-- start of Task material --
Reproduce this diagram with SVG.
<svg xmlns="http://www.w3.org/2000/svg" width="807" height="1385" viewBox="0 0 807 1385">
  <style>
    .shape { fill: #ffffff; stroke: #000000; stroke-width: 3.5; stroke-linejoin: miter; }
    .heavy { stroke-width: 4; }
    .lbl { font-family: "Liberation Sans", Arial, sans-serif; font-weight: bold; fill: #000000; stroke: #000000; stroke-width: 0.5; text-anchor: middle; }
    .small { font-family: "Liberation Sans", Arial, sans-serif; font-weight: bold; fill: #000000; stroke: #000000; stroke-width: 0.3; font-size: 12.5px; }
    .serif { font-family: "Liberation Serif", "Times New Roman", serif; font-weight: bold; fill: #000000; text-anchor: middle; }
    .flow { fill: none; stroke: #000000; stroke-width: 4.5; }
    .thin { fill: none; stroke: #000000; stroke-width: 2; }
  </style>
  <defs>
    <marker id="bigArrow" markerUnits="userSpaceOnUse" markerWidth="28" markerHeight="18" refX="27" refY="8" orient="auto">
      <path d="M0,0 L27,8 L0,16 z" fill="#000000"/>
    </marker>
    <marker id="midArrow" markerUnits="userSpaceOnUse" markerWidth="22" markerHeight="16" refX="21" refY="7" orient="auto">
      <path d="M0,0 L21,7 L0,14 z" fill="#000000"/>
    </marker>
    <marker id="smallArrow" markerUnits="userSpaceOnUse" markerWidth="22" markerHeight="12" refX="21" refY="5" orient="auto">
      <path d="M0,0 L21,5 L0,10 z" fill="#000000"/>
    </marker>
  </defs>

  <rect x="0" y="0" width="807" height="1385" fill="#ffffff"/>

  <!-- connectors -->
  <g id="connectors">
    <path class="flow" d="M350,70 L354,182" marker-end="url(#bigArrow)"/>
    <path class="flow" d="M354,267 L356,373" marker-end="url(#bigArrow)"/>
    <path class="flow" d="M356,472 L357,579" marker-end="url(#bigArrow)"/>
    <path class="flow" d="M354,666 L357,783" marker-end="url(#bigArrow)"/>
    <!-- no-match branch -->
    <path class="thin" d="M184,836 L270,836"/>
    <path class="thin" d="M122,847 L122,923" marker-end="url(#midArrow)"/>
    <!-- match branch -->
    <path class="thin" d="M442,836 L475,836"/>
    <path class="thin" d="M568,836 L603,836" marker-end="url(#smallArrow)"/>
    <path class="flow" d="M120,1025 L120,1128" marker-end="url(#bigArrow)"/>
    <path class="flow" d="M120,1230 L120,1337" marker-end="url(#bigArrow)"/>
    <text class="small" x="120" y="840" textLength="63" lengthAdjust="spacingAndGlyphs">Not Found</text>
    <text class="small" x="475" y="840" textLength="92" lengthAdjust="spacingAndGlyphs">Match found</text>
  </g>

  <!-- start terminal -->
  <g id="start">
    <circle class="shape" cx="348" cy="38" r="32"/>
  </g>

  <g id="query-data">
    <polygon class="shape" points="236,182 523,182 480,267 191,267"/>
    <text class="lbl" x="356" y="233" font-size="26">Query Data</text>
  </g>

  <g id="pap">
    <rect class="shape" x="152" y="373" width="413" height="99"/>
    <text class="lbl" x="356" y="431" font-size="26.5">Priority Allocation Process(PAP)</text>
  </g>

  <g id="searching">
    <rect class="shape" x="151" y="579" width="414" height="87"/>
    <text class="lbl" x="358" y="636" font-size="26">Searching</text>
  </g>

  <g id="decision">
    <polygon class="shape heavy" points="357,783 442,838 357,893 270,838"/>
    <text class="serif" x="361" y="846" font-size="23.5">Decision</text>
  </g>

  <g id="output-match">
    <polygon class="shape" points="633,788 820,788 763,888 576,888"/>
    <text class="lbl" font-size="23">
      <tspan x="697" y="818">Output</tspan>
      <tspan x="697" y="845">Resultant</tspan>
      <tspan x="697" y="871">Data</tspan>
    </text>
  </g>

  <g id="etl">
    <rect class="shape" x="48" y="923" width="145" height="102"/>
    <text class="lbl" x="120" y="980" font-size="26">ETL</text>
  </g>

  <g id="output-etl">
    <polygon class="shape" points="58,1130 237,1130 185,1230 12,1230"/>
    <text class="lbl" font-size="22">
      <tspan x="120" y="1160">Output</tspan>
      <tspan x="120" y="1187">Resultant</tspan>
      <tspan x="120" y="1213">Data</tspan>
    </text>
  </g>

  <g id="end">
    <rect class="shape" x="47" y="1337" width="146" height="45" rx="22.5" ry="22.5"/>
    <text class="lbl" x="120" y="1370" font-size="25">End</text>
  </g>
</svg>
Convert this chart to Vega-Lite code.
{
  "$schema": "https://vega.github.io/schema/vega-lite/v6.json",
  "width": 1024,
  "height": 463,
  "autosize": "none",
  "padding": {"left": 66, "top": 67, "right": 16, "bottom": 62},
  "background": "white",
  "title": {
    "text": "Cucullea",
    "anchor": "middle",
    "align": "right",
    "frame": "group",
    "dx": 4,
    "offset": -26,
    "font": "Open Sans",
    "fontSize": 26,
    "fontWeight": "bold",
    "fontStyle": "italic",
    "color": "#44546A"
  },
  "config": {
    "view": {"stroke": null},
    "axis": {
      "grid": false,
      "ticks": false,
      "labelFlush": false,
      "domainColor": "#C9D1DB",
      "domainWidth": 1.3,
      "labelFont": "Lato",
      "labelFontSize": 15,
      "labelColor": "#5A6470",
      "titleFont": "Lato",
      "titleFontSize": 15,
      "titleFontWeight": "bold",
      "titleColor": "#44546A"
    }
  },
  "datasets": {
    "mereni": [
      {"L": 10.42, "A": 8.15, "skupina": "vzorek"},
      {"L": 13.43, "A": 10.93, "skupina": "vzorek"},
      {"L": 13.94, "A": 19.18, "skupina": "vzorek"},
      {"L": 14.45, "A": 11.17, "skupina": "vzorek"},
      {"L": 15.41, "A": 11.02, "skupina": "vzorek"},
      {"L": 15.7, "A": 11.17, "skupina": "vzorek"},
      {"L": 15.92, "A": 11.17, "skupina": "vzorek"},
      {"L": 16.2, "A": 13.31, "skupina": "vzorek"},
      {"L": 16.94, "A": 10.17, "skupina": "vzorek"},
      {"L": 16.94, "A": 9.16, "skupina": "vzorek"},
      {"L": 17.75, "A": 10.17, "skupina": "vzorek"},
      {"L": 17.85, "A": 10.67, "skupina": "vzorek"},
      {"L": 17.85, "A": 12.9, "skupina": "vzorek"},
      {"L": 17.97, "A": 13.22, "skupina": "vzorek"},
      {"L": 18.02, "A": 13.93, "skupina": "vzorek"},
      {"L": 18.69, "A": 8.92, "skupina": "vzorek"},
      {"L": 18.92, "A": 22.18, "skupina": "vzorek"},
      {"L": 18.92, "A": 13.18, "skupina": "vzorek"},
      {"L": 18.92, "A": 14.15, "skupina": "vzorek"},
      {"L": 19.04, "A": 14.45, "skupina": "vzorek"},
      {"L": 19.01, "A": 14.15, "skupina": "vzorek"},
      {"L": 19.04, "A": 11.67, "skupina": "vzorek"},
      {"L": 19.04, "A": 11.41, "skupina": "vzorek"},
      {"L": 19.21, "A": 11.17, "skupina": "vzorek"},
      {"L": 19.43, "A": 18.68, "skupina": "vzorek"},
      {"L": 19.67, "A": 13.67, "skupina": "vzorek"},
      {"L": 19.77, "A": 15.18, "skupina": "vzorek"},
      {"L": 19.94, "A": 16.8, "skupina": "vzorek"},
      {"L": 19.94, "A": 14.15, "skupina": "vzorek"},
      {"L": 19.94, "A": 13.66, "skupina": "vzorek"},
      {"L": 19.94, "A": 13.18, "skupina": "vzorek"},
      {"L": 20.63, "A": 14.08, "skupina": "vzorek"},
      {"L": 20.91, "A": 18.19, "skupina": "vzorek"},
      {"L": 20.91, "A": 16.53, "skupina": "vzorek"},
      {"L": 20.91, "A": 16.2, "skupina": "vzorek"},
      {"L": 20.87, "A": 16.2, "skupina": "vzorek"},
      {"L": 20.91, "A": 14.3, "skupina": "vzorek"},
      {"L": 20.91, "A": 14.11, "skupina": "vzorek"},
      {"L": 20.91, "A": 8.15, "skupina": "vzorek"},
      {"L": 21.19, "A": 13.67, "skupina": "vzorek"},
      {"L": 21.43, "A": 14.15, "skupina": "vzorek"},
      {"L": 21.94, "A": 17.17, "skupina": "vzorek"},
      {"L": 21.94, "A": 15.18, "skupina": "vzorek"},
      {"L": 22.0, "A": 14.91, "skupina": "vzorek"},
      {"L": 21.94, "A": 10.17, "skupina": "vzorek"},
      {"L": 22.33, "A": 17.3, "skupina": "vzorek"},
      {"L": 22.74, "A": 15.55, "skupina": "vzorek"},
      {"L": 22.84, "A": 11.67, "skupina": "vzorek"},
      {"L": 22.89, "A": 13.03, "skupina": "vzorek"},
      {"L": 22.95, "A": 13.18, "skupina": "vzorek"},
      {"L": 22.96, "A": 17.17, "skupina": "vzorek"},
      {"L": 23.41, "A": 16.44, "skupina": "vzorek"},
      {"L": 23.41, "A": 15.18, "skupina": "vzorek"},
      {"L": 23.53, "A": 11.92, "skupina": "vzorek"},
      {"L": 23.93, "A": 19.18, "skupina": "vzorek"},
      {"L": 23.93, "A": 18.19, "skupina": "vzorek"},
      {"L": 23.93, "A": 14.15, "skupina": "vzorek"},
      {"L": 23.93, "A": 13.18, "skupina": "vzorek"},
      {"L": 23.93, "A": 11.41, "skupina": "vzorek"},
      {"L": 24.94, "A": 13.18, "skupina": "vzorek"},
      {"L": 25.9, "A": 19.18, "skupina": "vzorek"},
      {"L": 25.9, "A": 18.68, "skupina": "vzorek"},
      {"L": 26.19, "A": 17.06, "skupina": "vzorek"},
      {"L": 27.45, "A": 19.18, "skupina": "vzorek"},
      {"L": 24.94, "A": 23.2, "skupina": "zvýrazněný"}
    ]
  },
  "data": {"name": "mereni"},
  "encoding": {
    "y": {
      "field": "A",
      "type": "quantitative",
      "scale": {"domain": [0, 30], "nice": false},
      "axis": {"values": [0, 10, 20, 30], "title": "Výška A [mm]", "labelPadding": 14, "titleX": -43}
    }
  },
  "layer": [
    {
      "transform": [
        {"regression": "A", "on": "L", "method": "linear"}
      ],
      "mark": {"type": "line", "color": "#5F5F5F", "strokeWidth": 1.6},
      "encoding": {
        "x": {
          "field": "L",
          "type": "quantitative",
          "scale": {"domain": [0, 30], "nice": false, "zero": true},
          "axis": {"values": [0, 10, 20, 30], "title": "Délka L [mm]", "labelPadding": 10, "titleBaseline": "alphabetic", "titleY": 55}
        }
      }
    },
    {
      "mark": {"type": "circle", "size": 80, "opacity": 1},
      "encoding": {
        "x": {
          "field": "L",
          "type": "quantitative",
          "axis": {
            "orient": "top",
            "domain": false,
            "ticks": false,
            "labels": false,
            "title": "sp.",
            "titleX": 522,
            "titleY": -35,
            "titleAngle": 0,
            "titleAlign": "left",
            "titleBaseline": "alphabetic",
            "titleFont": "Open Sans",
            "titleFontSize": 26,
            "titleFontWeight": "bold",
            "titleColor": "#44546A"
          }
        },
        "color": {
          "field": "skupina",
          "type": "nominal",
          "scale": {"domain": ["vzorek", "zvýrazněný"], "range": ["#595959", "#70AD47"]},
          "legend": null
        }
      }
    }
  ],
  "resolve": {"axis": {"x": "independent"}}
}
-- end of Task material --
Given task: Report how many lines in the records above contain the word "this", giving only the number.

Task output: 2